Actually Using Git Worktrees

Ryan James Spencer

Let's say you are expected to do code review and you are also expected to code. When you do either a certain set of changes is in place. Switching because you are blocking someone means you have to do a dance with stashing changes, checking out a branch, perhaps cleaning temporary files, restarting tooling, etc. Bar changing your codebase, workflow, and job requirements, here's an approach that uses git worktrees to ease the cost of these context-switches.

git uses worktrees to track changes in a repository. git gives us the ability to make more than one worktree at a time that are checked out to potentially different sets of changes. This means we can effectively split up our codebase into review and development environments:

$ git worktree add ../foo-review --checkout master # where `foo` is the name of your project
$ cd ../foo-review
$ git clean -fddx
$ git checkout branch-name

You can tuck the change-directory code into a script if there's a slew of other steps needed to get into a good-known state. If you are using GitHub, here's an added bonus for checking out pull requests by number rather than by branch name:

[alias]
  <snip>
  copr = "!f() { git fetch origin pull/$1/head && git checkout pr/$1; }; f"
  <snip>

N.B. There are alternative ways of fetching all remote pull requests from GitHub which might be preferable to the above alias.

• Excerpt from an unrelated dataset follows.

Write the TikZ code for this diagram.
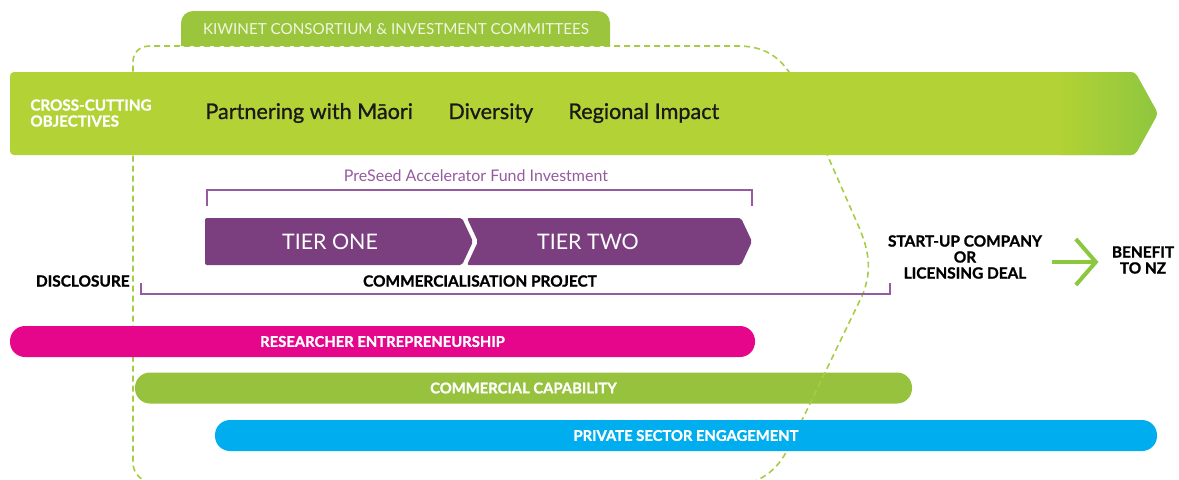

GitHub assigns this special remote tracking branch to your PR, but it's read-only so if you want to contribute changes you will need to know the name of the original branch.

With this setup the context-switch dance is reduced. The workflow could be like this:

  1. Someone asks for a review or perhaps you're done and want to get back to work
  2. Calling work might get you back into your development environment where you left off
  3. review branch-name will go the other direction preparing the pull-request for inspection

Git aliases are a neat way to remap the surface area of git. I actually think this is a utility for configuration I don't see more CLI tooling using that probably could to great effect. In the context of git it allows me to get around some particular ergonomic warts. Also, I don't do this workflow anymore as I leverage pull-requests largely for communicating changes more than gate-keeping these days, but I understand not all circumstances are the same. Worktrees could be used to keep a reference implementation around for quickly inspecting without having to switch branches, for example. Little things like this that help reduce toil are worth their weight in platinum so it pays to keep your eye open to automation opportunities!